Some analysts believe that the current copper shortage will prove to be a structural feature. A recent note from Goldman Sachs, a bank, predicts that prices will rise to $15,000 per tonne by 2025, from $10,000 today, as the red metal undergoes a new supercycle, a longish period in which demand outstrips supply. The spur to rapid demand growth will come, not from China, whose urbanisation lay behind the supercycle of the first decade of this century, but from the greening of richer countries. As a pliable, cost-effective conductor of heat and electricity, copper is a vital input to green tech. It takes four or five times as much copper to build an electric vehicle as a petrol-fuelled one. Copper goes into the cabling for EV charging stations, and into solar panels and wind turbines. At present, annual “green” demand for copper is 1m tonnes, or just 3% of supply. Goldman reckons that will reach 5.4m tonnes by 2030.

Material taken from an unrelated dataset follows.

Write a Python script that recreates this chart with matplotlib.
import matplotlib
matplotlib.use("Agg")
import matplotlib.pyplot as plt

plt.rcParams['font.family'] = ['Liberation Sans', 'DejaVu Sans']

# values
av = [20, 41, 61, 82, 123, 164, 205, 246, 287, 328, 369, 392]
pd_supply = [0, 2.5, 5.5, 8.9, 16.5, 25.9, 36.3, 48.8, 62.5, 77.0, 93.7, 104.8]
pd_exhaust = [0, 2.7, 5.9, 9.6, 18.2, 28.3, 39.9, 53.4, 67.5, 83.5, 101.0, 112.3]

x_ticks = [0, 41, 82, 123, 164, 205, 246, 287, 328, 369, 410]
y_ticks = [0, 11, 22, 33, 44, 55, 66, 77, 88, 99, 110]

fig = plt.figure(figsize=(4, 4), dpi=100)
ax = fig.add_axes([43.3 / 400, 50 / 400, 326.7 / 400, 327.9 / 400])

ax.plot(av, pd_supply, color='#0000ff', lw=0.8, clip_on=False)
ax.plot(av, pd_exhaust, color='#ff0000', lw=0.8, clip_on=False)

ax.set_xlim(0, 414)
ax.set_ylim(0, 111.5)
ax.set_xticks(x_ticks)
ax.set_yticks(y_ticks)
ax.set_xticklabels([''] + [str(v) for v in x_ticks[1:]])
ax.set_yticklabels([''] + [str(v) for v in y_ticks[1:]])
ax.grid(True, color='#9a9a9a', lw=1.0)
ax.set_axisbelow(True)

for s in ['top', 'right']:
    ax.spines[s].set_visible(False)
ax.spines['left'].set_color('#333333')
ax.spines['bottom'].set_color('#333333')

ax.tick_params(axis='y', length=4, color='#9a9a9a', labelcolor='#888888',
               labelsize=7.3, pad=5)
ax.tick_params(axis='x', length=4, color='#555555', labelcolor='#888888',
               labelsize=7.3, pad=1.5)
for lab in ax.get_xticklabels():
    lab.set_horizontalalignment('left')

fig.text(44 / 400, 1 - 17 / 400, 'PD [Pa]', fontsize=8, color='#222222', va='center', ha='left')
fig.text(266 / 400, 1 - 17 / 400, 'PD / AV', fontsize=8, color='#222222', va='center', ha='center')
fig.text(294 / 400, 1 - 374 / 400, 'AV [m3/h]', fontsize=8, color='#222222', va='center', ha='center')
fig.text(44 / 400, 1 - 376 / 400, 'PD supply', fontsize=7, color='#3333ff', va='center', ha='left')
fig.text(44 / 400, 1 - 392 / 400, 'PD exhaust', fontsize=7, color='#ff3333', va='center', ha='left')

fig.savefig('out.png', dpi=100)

For some people, the case for another commodity supercycle has more holes in it than Swiss cheese. Policymakers in China, the world’s largest consumer of raw materials, are already putting the brakes on. Without a boom in China, there cannot be a supercycle. And high commodity prices are often their own nemesis. The response in agricultural products is simply to grow more crops. In the oil market, shale production can ramp up if prices warrant it.

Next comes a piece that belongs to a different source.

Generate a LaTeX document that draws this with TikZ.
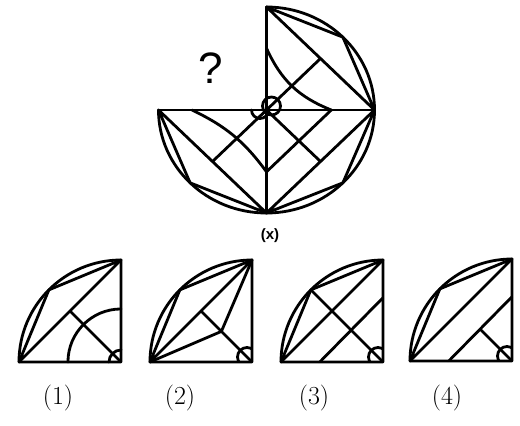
\documentclass[tikz,border=0pt]{standalone}
\usepackage{fontspec}
\setsansfont{Liberation Sans}
\usepackage{tikz}

\begin{document}
\begin{tikzpicture}[x=1pt, y=1pt,
    fig/.style={line width=2.8pt, line join=round, line cap=round},
    lab/.style={font=\fontsize{26}{28}\selectfont}]
    \useasboundingbox (0,0) rectangle (520,-426);

    % question figure
    \begin{scope}[shift={(266.5pt,-110pt)}, x=108pt, y=103pt, fig]
        \draw (0,1) arc[start angle=90, end angle=-180, radius=1];
        \draw (-1,0) -- (1,0);
        \draw (0,1) -- (0,-1);
        % chords near the arc
        \draw (0,1) -- (45:1) -- (1,0) -- cycle;
        \draw (1,0) -- (-45:1) -- (0,-1) -- cycle;
        \draw (-1,0) -- (-135:1) -- (0,-1) -- cycle;
        % lines from the centre
        \draw (0,0) -- (0.5,0.5);
        \draw (0,0) -- (0.5,-0.5);
        \draw (0,0) -- (-0.5,-0.5);
        % inner curves
        \draw (0,0.6) to[bend right=22] (0.6,0) -- (0,-0.6);
        \draw (-0.69,0) to[bend left=14] (0,-0.6);
        % small circles
        \draw (5pt,4pt) circle[radius=9pt];
        \draw (-15pt,0pt) arc[start angle=180, end angle=360, radius=8.5pt];
    \end{scope}
    \node[font=\sffamily\fontsize{44}{44}\selectfont] (ques) at (211,-68) {?};
    \node[font=\sffamily\bfseries\fontsize{15}{15}\selectfont] (xlab) at (270,-236) {(x)};

    % option 1
    \begin{scope}[shift={(121pt,-362pt)}, x=102pt, y=102pt, fig]
        \draw (-1,0) -- (0,0) -- (0,1) arc[start angle=90, end angle=180, radius=1];
        \draw (0,1) -- (135:1) -- (-1,0) -- cycle;
        \draw (0,0) -- (-0.5,0.5);
        \draw (-0.52,0) arc[start angle=180, end angle=90, radius=0.52];
        \draw (-12pt,0pt) arc[start angle=180, end angle=90, radius=12pt];
    \end{scope}

    % option 2
    \begin{scope}[shift={(252pt,-362pt)}, x=102pt, y=102pt, fig]
        \draw (-1,0) -- (0,0) -- (0,1) arc[start angle=90, end angle=180, radius=1];
        \draw (0,1) -- (135:1) -- (-1,0) -- cycle;
        \draw (0,0) -- (-0.5,0.5);
        \draw (0,1) -- (-0.3,0.3) -- (-1,0);
        \begin{scope}
            \clip (-1,0) rectangle (0,1);
            \draw (-5pt,5pt) circle[radius=9.5pt];
        \end{scope}
    \end{scope}

    % option 3
    \begin{scope}[shift={(383pt,-362pt)}, x=102pt, y=102pt, fig]
        \draw (-1,0) -- (0,0) -- (0,1) arc[start angle=90, end angle=180, radius=1];
        \draw (0,1) -- (135:1) -- (-1,0) -- cycle;
        \draw (0,0) -- (135:1);
        \draw (-0.62,0) -- (0,0.63);
        \begin{scope}
            \clip (-1,0) rectangle (0,1);
            \draw (-5pt,5pt) circle[radius=9.5pt];
        \end{scope}
    \end{scope}

    % option 4
    \begin{scope}[shift={(512pt,-361pt)}, x=102pt, y=102pt, fig]
        \draw (-1,0) -- (0,0) -- (0,1) arc[start angle=90, end angle=180, radius=1];
        \draw (0,1) -- (135:1) -- (-1,0) -- cycle;
        \draw (0,0) -- (-0.3125,0.3125);
        \draw (-0.62,0) -- (0,0.63);
        \begin{scope}
            \clip (-1,0) rectangle (0,1);
            \draw (-5pt,5pt) circle[radius=9.5pt];
        \end{scope}
    \end{scope}

    % labels
    \node[lab] (opt1) at (58,-398) {(1)};
    \node[lab] (opt2) at (180,-398) {(2)};
    \node[lab] (opt3) at (314,-398) {(3)};
    \node[lab] (opt4) at (447,-398) {(4)};
\end{tikzpicture}
\end{document}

But copper supply is far less flexible. It takes two to three years to expand output at an existing copper mine and a decade or more to develop a new one. And mining firms, burned by the commodities bust of the early 2010s, have focused more on paying out dividends than on investing in new supply. “Capital discipline” is an industry slogan. It will take further rallies in copper prices to chip away at this mindset.
That brings us to the wider lesson. The view of central bankers is that today’s supply shortages are likely to be temporary and inflation will prove transient. Recent history is on their side. Supply shocks have generally washed out of inflation quickly. If this time proves to be different, it will be because of a peculiar clash. Habits of capital discipline formed in the previous, slow-growth business cycle are not obviously well suited to an economy running hot. As the cycle unfolds, copper prices will signify just how smoothly supply is responding to demand. Dr Copper’s most important diagnosis may yet lie ahead.